Set task: Output the data word for word, dropping every image.

Collected data:
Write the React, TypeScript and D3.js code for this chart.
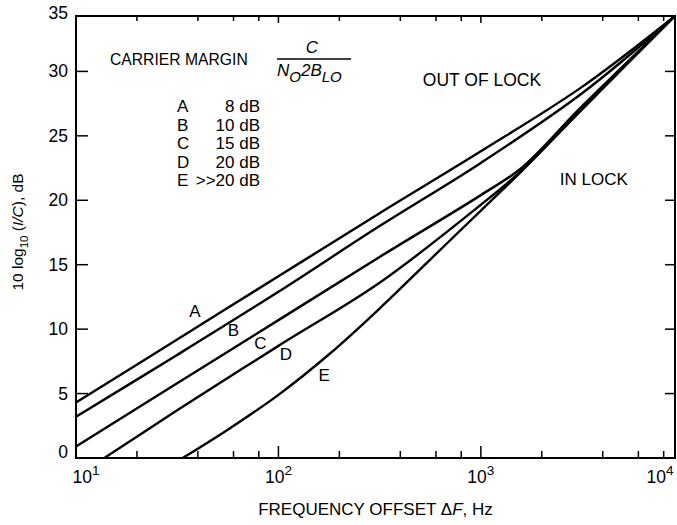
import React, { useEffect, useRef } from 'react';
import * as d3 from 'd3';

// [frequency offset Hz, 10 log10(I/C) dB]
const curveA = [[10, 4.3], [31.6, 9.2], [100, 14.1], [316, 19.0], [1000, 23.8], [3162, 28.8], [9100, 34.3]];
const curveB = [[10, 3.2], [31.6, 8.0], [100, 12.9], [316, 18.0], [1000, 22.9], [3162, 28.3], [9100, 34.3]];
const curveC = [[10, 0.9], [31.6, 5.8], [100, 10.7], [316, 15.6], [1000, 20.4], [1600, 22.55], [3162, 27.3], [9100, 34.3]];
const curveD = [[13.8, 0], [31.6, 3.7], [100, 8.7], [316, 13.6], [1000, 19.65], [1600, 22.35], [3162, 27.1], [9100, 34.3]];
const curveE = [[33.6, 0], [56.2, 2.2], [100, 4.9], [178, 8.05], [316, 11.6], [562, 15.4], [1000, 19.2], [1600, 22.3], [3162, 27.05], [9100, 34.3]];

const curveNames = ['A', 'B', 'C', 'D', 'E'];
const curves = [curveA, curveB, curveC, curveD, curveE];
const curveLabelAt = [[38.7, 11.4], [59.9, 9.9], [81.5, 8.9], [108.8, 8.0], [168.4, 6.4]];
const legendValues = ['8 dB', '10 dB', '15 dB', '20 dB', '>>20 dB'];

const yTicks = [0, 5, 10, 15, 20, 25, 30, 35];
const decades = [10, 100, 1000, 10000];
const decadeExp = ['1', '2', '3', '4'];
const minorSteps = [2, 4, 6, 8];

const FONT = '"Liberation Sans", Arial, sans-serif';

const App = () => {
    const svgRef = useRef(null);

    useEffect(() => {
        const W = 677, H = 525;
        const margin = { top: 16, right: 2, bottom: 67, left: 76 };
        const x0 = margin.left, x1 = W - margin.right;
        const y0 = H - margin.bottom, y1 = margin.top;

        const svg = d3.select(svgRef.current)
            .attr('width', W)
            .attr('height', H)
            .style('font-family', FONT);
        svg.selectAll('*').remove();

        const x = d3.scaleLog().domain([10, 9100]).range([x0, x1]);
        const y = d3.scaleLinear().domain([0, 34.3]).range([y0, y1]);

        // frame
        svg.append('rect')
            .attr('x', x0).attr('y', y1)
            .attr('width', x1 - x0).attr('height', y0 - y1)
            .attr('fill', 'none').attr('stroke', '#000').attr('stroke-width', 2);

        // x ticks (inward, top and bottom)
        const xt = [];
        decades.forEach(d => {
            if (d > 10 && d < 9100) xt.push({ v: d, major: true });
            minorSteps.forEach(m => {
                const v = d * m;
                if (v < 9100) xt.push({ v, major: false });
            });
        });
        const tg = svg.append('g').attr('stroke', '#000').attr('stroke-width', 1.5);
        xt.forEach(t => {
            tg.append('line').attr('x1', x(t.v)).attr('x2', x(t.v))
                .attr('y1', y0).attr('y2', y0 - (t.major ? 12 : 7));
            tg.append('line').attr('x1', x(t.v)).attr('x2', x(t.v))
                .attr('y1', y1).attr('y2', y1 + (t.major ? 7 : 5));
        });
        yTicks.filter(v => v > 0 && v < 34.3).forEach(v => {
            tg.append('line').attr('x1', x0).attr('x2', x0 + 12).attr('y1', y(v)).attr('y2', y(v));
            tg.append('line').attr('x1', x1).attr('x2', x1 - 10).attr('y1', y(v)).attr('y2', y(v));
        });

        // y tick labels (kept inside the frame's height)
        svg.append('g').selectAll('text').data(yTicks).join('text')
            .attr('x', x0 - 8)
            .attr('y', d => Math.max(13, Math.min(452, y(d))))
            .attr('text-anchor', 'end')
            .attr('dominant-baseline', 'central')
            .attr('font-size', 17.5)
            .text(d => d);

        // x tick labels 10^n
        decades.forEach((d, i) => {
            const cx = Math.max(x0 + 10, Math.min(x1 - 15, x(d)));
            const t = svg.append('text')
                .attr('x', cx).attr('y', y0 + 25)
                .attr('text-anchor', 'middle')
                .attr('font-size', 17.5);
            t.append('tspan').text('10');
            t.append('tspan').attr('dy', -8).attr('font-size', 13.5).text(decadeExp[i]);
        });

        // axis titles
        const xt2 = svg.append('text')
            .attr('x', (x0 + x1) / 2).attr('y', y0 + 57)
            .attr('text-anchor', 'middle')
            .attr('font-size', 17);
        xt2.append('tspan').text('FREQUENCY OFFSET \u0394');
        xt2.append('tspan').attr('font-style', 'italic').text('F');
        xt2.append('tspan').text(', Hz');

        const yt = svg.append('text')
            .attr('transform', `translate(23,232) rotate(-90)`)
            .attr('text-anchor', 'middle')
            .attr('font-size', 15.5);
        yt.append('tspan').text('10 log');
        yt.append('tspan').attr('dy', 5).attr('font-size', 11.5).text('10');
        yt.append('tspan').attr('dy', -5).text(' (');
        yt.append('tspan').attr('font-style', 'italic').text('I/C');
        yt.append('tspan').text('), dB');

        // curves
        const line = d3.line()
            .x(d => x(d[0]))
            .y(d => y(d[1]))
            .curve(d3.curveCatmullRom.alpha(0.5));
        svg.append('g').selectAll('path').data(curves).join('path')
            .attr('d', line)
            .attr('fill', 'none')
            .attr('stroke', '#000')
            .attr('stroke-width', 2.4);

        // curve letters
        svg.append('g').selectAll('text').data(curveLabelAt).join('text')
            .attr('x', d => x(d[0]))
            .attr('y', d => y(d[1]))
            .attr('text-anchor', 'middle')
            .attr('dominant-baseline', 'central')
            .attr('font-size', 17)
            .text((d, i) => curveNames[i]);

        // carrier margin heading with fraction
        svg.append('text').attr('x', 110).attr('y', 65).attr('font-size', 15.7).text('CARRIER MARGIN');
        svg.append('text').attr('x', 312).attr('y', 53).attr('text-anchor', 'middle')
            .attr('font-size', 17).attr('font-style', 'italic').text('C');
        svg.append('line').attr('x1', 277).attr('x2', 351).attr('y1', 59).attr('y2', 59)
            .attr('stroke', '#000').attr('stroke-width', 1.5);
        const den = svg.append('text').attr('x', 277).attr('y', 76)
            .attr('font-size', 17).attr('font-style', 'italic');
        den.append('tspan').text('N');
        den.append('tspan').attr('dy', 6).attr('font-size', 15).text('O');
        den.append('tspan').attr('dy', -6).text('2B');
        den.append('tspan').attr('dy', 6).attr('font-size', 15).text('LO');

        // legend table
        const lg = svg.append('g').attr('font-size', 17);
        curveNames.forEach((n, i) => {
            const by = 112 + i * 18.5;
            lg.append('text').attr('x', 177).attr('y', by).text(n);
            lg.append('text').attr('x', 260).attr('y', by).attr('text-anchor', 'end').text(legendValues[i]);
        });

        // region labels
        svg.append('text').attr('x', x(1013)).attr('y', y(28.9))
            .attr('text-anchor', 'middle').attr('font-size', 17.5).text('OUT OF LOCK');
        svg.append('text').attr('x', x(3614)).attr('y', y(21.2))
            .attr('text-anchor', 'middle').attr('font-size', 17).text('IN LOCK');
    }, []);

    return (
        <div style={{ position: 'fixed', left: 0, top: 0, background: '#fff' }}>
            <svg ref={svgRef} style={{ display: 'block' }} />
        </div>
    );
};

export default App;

Written answer:
Write the React, TypeScript and D3.js code for this chart.
import React, { useEffect, useRef } from 'react';
import * as d3 from 'd3';

// [frequency offset Hz, 10 log10(I/C) dB]
const curveA = [[10, 4.3], [31.6, 9.2], [100, 14.1], [316, 19.0], [1000, 23.8], [3162, 28.8], [9100, 34.3]];
const curveB = [[10, 3.2], [31.6, 8.0], [100, 12.9], [316, 18.0], [1000, 22.9], [3162, 28.3], [9100, 34.3]];
const curveC = [[10, 0.9], [31.6, 5.8], [100, 10.7], [316, 15.6], [1000, 20.4], [1600, 22.55], [3162, 27.3], [9100, 34.3]];
const curveD = [[13.8, 0], [31.6, 3.7], [100, 8.7], [316, 13.6], [1000, 19.65], [1600, 22.35], [3162, 27.1], [9100, 34.3]];
const curveE = [[33.6, 0], [56.2, 2.2], [100, 4.9], [178, 8.05], [316, 11.6], [562, 15.4], [1000, 19.2], [1600, 22.3], [3162, 27.05], [9100, 34.3]];

const curveNames = ['A', 'B', 'C', 'D', 'E'];
const curves = [curveA, curveB, curveC, curveD, curveE];
const curveLabelAt = [[38.7, 11.4], [59.9, 9.9], [81.5, 8.9], [108.8, 8.0], [168.4, 6.4]];
const legendValues = ['8 dB', '10 dB', '15 dB', '20 dB', '>>20 dB'];

const yTicks = [0, 5, 10, 15, 20, 25, 30, 35];
const decades = [10, 100, 1000, 10000];
const decadeExp = ['1', '2', '3', '4'];
const minorSteps = [2, 4, 6, 8];

const FONT = '"Liberation Sans", Arial, sans-serif';

const App = () => {
    const svgRef = useRef(null);

    useEffect(() => {
        const W = 677, H = 525;
        const margin = { top: 16, right: 2, bottom: 67, left: 76 };
        const x0 = margin.left, x1 = W - margin.right;
        const y0 = H - margin.bottom, y1 = margin.top;

        const svg = d3.select(svgRef.current)
            .attr('width', W)
            .attr('height', H)
            .style('font-family', FONT);
        svg.selectAll('*').remove();

        const x = d3.scaleLog().domain([10, 9100]).range([x0, x1]);
        const y = d3.scaleLinear().domain([0, 34.3]).range([y0, y1]);

        // frame
        svg.append('rect')
            .attr('x', x0).attr('y', y1)
            .attr('width', x1 - x0).attr('height', y0 - y1)
            .attr('fill', 'none').attr('stroke', '#000').attr('stroke-width', 2);

        // x ticks (inward, top and bottom)
        const xt = [];
        decades.forEach(d => {
            if (d > 10 && d < 9100) xt.push({ v: d, major: true });
            minorSteps.forEach(m => {
                const v = d * m;
                if (v < 9100) xt.push({ v, major: false });
            });
        });
        const tg = svg.append('g').attr('stroke', '#000').attr('stroke-width', 1.5);
        xt.forEach(t => {
            tg.append('line').attr('x1', x(t.v)).attr('x2', x(t.v))
                .attr('y1', y0).attr('y2', y0 - (t.major ? 12 : 7));
            tg.append('line').attr('x1', x(t.v)).attr('x2', x(t.v))
                .attr('y1', y1).attr('y2', y1 + (t.major ? 7 : 5));
        });
        yTicks.filter(v => v > 0 && v < 34.3).forEach(v => {
            tg.append('line').attr('x1', x0).attr('x2', x0 + 12).attr('y1', y(v)).attr('y2', y(v));
            tg.append('line').attr('x1', x1).attr('x2', x1 - 10).attr('y1', y(v)).attr('y2', y(v));
        });

        // y tick labels (kept inside the frame's height)
        svg.append('g').selectAll('text').data(yTicks).join('text')
            .attr('x', x0 - 8)
            .attr('y', d => Math.max(13, Math.min(452, y(d))))
            .attr('text-anchor', 'end')
            .attr('dominant-baseline', 'central')
            .attr('font-size', 17.5)
            .text(d => d);

        // x tick labels 10^n
        decades.forEach((d, i) => {
            const cx = Math.max(x0 + 10, Math.min(x1 - 15, x(d)));
            const t = svg.append('text')
                .attr('x', cx).attr('y', y0 + 25)
                .attr('text-anchor', 'middle')
                .attr('font-size', 17.5);
            t.append('tspan').text('10');
            t.append('tspan').attr('dy', -8).attr('font-size', 13.5).text(decadeExp[i]);
        });

        // axis titles
        const xt2 = svg.append('text')
            .attr('x', (x0 + x1) / 2).attr('y', y0 + 57)
            .attr('text-anchor', 'middle')
            .attr('font-size', 17);
        xt2.append('tspan').text('FREQUENCY OFFSET \u0394');
        xt2.append('tspan').attr('font-style', 'italic').text('F');
        xt2.append('tspan').text(', Hz');

        const yt = svg.append('text')
            .attr('transform', `translate(23,232) rotate(-90)`)
            .attr('text-anchor', 'middle')
            .attr('font-size', 15.5);
        yt.append('tspan').text('10 log');
        yt.append('tspan').attr('dy', 5).attr('font-size', 11.5).text('10');
        yt.append('tspan').attr('dy', -5).text(' (');
        yt.append('tspan').attr('font-style', 'italic').text('I/C');
        yt.append('tspan').text('), dB');

        // curves
        const line = d3.line()
            .x(d => x(d[0]))
            .y(d => y(d[1]))
            .curve(d3.curveCatmullRom.alpha(0.5));
        svg.append('g').selectAll('path').data(curves).join('path')
            .attr('d', line)
            .attr('fill', 'none')
            .attr('stroke', '#000')
            .attr('stroke-width', 2.4);

        // curve letters
        svg.append('g').selectAll('text').data(curveLabelAt).join('text')
            .attr('x', d => x(d[0]))
            .attr('y', d => y(d[1]))
            .attr('text-anchor', 'middle')
            .attr('dominant-baseline', 'central')
            .attr('font-size', 17)
            .text((d, i) => curveNames[i]);

        // carrier margin heading with fraction
        svg.append('text').attr('x', 110).attr('y', 65).attr('font-size', 15.7).text('CARRIER MARGIN');
        svg.append('text').attr('x', 312).attr('y', 53).attr('text-anchor', 'middle')
            .attr('font-size', 17).attr('font-style', 'italic').text('C');
        svg.append('line').attr('x1', 277).attr('x2', 351).attr('y1', 59).attr('y2', 59)
            .attr('stroke', '#000').attr('stroke-width', 1.5);
        const den = svg.append('text').attr('x', 277).attr('y', 76)
            .attr('font-size', 17).attr('font-style', 'italic');
        den.append('tspan').text('N');
        den.append('tspan').attr('dy', 6).attr('font-size', 15).text('O');
        den.append('tspan').attr('dy', -6).text('2B');
        den.append('tspan').attr('dy', 6).attr('font-size', 15).text('LO');

        // legend table
        const lg = svg.append('g').attr('font-size', 17);
        curveNames.forEach((n, i) => {
            const by = 112 + i * 18.5;
            lg.append('text').attr('x', 177).attr('y', by).text(n);
            lg.append('text').attr('x', 260).attr('y', by).attr('text-anchor', 'end').text(legendValues[i]);
        });

        // region labels
        svg.append('text').attr('x', x(1013)).attr('y', y(28.9))
            .attr('text-anchor', 'middle').attr('font-size', 17.5).text('OUT OF LOCK');
        svg.append('text').attr('x', x(3614)).attr('y', y(21.2))
            .attr('text-anchor', 'middle').attr('font-size', 17).text('IN LOCK');
    }, []);

    return (
        <div style={{ position: 'fixed', left: 0, top: 0, background: '#fff' }}>
            <svg ref={svgRef} style={{ display: 'block' }} />
        </div>
    );
};

export default App;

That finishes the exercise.